Firstly a development update: I have mostly finished setting up the basic framework of the game i.e. finite state based game control objects, basic menus, transitioning cleanly between game modes, customisable controls, loading settings from files etc.. and am at the point where today I should at last be able to get my gas simulation system up and running so I can simulate some balloons in engine; a simple step but a nice milestone in progress.


The exciting stuff is on the art front however, as two ongoing pieces have come to fruition in the last month. The first is final the logo for Aloft, which I showed sketches for previously; here it is in it's final brassy glory:




This was produced by Alec Beals, and he's done a fantastic job of capturing the engineering heavy (and perhaps slightly pompous) nature of airships that the game will focus on.


The second piece of art completed this week is something for a key menu in the game - the Aerodrome screen. Right now this screen will mainly serve as a place to launch into either "flight mode" or "design mode", but later it will be expanded to be the central hub for the planned management aspect of the game, with the player managing funds, resources and workers to complete their airship projects.




This was produced by Thomas Bagshaw, and he put a pretty spectacular amount of work and detail into this piece - click the the image to see a version of a truly titanic resolution. Though it is static for the moment, any dynamic parts of the image are layered to allow me to go in and add a bit of simple animation later.

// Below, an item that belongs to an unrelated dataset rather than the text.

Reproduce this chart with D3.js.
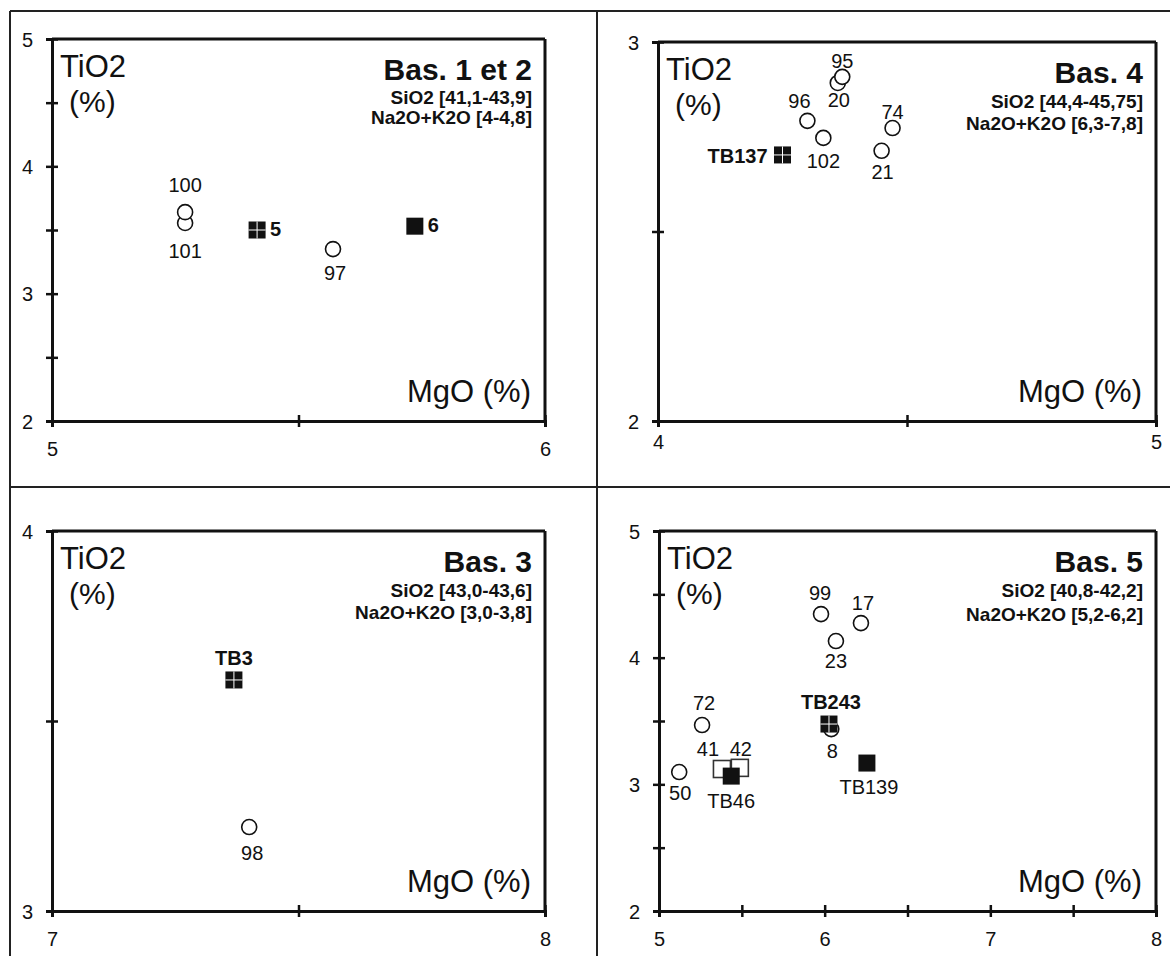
<!DOCTYPE html>
<html><head><meta charset="utf-8">
<script src="https://cdn.jsdelivr.net/npm/d3@7"></script>
<style>
body{margin:0;background:#fff}
svg{display:block}
text{font-family:"Liberation Sans",Arial,sans-serif;fill:#111}
</style>
</head><body><svg id="c" width="1170" height="956"></svg>
<script>
// ---------- data ----------
const panelTitles = ["Bas. 1 et 2", "Bas. 4", "Bas. 3", "Bas. 5"];
const sio2Ranges = ["SiO2 [41,1-43,9]", "SiO2 [44,4-45,75]", "SiO2 [43,0-43,6]", "SiO2 [40,8-42,2]"];
const alkaliRanges = ["Na2O+K2O [4-4,8]", "Na2O+K2O [6,3-7,8]", "Na2O+K2O [3,0-3,8]", "Na2O+K2O [5,2-6,2]"];
const xDomains = [[5, 6], [4, 5], [7, 8], [5, 8]];
const yDomains = [[2, 5], [2, 3], [3, 4], [2, 5]];
const xTicks = [[5, 5.5, 6], [4, 4.5, 5], [7, 7.5, 8], [5, 5.5, 6, 6.5, 7, 7.5, 8]];
const yTicks = [[2, 2.5, 3, 3.5, 4, 4.5, 5], [2, 2.5, 3], [3, 3.5, 4], [2, 2.5, 3, 3.5, 4, 4.5, 5]];
const xTickLabels = [["5", "6"], ["4", "5"], ["7", "8"], ["5", "6", "7", "8"]];
const yTickLabels = [["2", "3", "4", "5"], ["2", "3"], ["3", "4"], ["2", "3", "4", "5"]];

const p1Samples = ["101", "100", "5", "97", "6"];
const p1MgO = [5.27, 5.27, 5.416, 5.57, 5.736];
const p1TiO2 = [3.555, 3.64, 3.50, 3.35, 3.53];
const p1Types = ["circle", "circle", "crossed", "circle", "filled"];

const p2Samples = ["20", "95", "96", "102", "74", "21", "TB137"];
const p2MgO = [4.361, 4.370, 4.300, 4.332, 4.471, 4.449, 4.25];
const p2TiO2 = [2.892, 2.908, 2.792, 2.747, 2.773, 2.713, 2.702];
const p2Types = ["circle", "circle", "circle", "circle", "circle", "circle", "crossed"];

const p3Samples = ["TB3", "98"];
const p3MgO = [7.369, 7.40];
const p3TiO2 = [3.608, 3.221];
const p3Types = ["crossed", "circle"];

const p4Samples = ["99", "17", "23", "72", "50", "8", "TB243", "41", "42", "TB46", "TB139"];
const p4MgO = [5.978, 6.219, 6.068, 5.26, 5.122, 6.04, 6.026, 5.38, 5.488, 5.436, 6.255];
const p4TiO2 = [4.344, 4.273, 4.131, 3.468, 3.097, 3.436, 3.476, 3.121, 3.13, 3.065, 3.168];
const p4Types = ["circle", "circle", "circle", "circle", "circle", "circle", "crossed", "open", "open", "filled", "filled"];

const boldSamples = ["5", "6", "TB137", "TB3", "TB243"];

// ---------- label placement (dx, dy, anchor) ----------
const p1LabelPos = [[0, 35, "m"], [0, -20, "m"], [13, 6, "s"], [2, 31, "m"], [13, 6, "s"]];
const p2LabelPos = [[1, 24, "m"], [0, -9, "m"], [-8, -13, "m"], [0, 30, "m"], [0, -9, "m"], [1, 28, "m"], [-15, 8, "e"]];
const p3LabelPos = [[0, -15, "m"], [3, 33, "m"]];
const p4LabelPos = [[-1, -14, "m"], [2, -13, "m"], [0, 27, "m"], [2, -15, "m"], [1, 28, "m"], [1, 29, "m"], [2, -15, "m"], [-14, -13, "m"], [1, -12, "m"], [0, 32, "m"], [2, 31, "m"]];

// ---------- layout ----------
const layouts = [
  {x0: 52, x1: 545, yT: 39, yB: 421, xlab: 35, l1: 65, l2: 85},
  {x0: 658, x1: 1156, yT: 42, yB: 421, xlab: 28, l1: 66, l2: 88},
  {x0: 52, x1: 545, yT: 531, yB: 911, xlab: 35, l1: 66, l2: 88},
  {x0: 659, x1: 1156, yT: 531, yB: 911, xlab: 35, l1: 66, l2: 90}
];
const samples = [p1Samples, p2Samples, p3Samples, p4Samples];
const mgo = [p1MgO, p2MgO, p3MgO, p4MgO];
const tio2 = [p1TiO2, p2TiO2, p3TiO2, p4TiO2];
const types = [p1Types, p2Types, p3Types, p4Types];
const labelPos = [p1LabelPos, p2LabelPos, p3LabelPos, p4LabelPos];

const svg = d3.select("#c");

// outer frame and dividers
const frame = svg.append("g").attr("stroke", "#222").attr("stroke-width", 2);
frame.append("line").attr("x1", 10).attr("y1", 11).attr("x2", 1170).attr("y2", 11);
frame.append("line").attr("x1", 10).attr("y1", 11).attr("x2", 10).attr("y2", 956);
frame.append("line").attr("x1", 597).attr("y1", 11).attr("x2", 597).attr("y2", 956);
frame.append("line").attr("x1", 10).attr("y1", 487).attr("x2", 1170).attr("y2", 487);

const anchorMap = {m: "middle", s: "start", e: "end"};

layouts.forEach((L, i) => {
  const x = d3.scaleLinear().domain(xDomains[i]).range([L.x0, L.x1]);
  const y = d3.scaleLinear().domain(yDomains[i]).range([L.yB, L.yT]);
  const g = svg.append("g");

  // box (top & right)
  g.append("line").attr("x1", x(xDomains[i][0])).attr("x2", x(xDomains[i][1]))
    .attr("y1", y(yDomains[i][1])).attr("y2", y(yDomains[i][1]))
    .attr("stroke", "#111").attr("stroke-width", 3);
  g.append("line").attr("x1", x(xDomains[i][1])).attr("x2", x(xDomains[i][1]))
    .attr("y1", y(yDomains[i][0])).attr("y2", y(yDomains[i][1]))
    .attr("stroke", "#111").attr("stroke-width", 3);

  // x axis
  const gx = g.append("g").attr("transform", `translate(0,${L.yB})`)
    .call(d3.axisBottom(x).tickValues(xTicks[i]).tickSizeOuter(0).tickSize(6)
      .tickFormat(d => xTickLabels[i].includes(String(d)) ? String(d) : ""));
  gx.attr("font-size", 20).attr("font-family", "Liberation Sans, Arial, sans-serif");
  gx.select(".domain").attr("stroke", "#111").attr("stroke-width", 3);
  gx.selectAll(".tick line").attr("y1", -6).attr("y2", 6).attr("stroke", "#111").attr("stroke-width", 2.5);
  gx.selectAll(".tick text").attr("y", L.xlab).attr("dy", 0).attr("fill", "#111");

  // y axis
  const gy = g.append("g").attr("transform", `translate(${L.x0},0)`)
    .call(d3.axisLeft(y).tickValues(yTicks[i]).tickSizeOuter(0).tickSize(6)
      .tickFormat(d => yTickLabels[i].includes(String(d)) ? String(d) : ""));
  gy.attr("font-size", 20).attr("font-family", "Liberation Sans, Arial, sans-serif");
  gy.select(".domain").attr("stroke", "#111").attr("stroke-width", 3);
  gy.selectAll(".tick line").attr("x1", -6).attr("x2", 6).attr("stroke", "#111").attr("stroke-width", 2.5);
  gy.selectAll(".tick text").attr("x", -19).attr("dy", "0.35em").attr("fill", "#111");

  // axis titles
  g.append("text").attr("x", L.x0 + 8).attr("y", L.yT + 38).style("font-size", "31px").text("TiO2");
  g.append("text").attr("x", L.x0 + 17).attr("y", L.yT + 73).style("font-size", "30px").text("(%)");
  g.append("text").attr("x", L.x1 - 14).attr("y", L.yB - 19).attr("text-anchor", "end")
    .style("font-size", "31px").text("MgO (%)");

  // panel titles
  g.append("text").attr("x", L.x1 - 13).attr("y", L.yT + 41).attr("text-anchor", "end")
    .style("font-size", "30px").style("font-weight", "bold").text(panelTitles[i]);
  g.append("text").attr("x", L.x1 - 13).attr("y", L.yT + L.l1).attr("text-anchor", "end")
    .style("font-size", "19px").style("font-weight", "bold").text(sio2Ranges[i]);
  g.append("text").attr("x", L.x1 - 13).attr("y", L.yT + L.l2).attr("text-anchor", "end")
    .style("font-size", "19px").style("font-weight", "bold").text(alkaliRanges[i]);

  // points
  const pts = samples[i].map((s, k) => ({s, mg: mgo[i][k], ti: tio2[i][k], t: types[i][k], lp: labelPos[i][k]}));
  const sq = 17;
  pts.forEach(p => {
    const cx = x(p.mg), cy = y(p.ti);
    if (p.t === "circle") {
      g.append("circle").attr("cx", cx).attr("cy", cy).attr("r", 7.5)
        .attr("fill", "#fff").attr("stroke", "#111").attr("stroke-width", 1.6);
    } else if (p.t === "open") {
      g.append("rect").attr("x", cx - sq / 2).attr("y", cy - sq / 2).attr("width", sq).attr("height", sq)
        .attr("fill", "#fff").attr("stroke", "#333").attr("stroke-width", 1.6);
    } else {
      g.append("rect").attr("x", cx - sq / 2).attr("y", cy - sq / 2).attr("width", sq).attr("height", sq)
        .attr("fill", "#111");
      if (p.t === "crossed") {
        g.append("line").attr("x1", cx).attr("x2", cx).attr("y1", cy - sq / 2).attr("y2", cy + sq / 2)
          .attr("stroke", "#fff").attr("stroke-width", 1);
        g.append("line").attr("x1", cx - sq / 2).attr("x2", cx + sq / 2).attr("y1", cy).attr("y2", cy)
          .attr("stroke", "#fff").attr("stroke-width", 1);
      }
    }
  });
  pts.forEach(p => {
    g.append("text").attr("x", x(p.mg) + p.lp[0]).attr("y", y(p.ti) + p.lp[1])
      .attr("text-anchor", anchorMap[p.lp[2]])
      .style("font-size", "20px")
      .style("font-weight", boldSamples.includes(p.s) ? "bold" : "normal")
      .text(p.s);
  });
});
</script>
</body></html>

The inspiration for the image above came from an interesting old picture I found of Shortstown in the UK, a "company town" which was heavily involved in the design and manufacture of airships. Recently it actually once again become a centre for airship development, as the company Hybrid Air Vehicles has moved into one of the gigantic old hangars to develop their Airlander lighter than air vehicles - their website is worth a look. They recently floated their airship in the hangar for the first time, and plan to begin flights soon!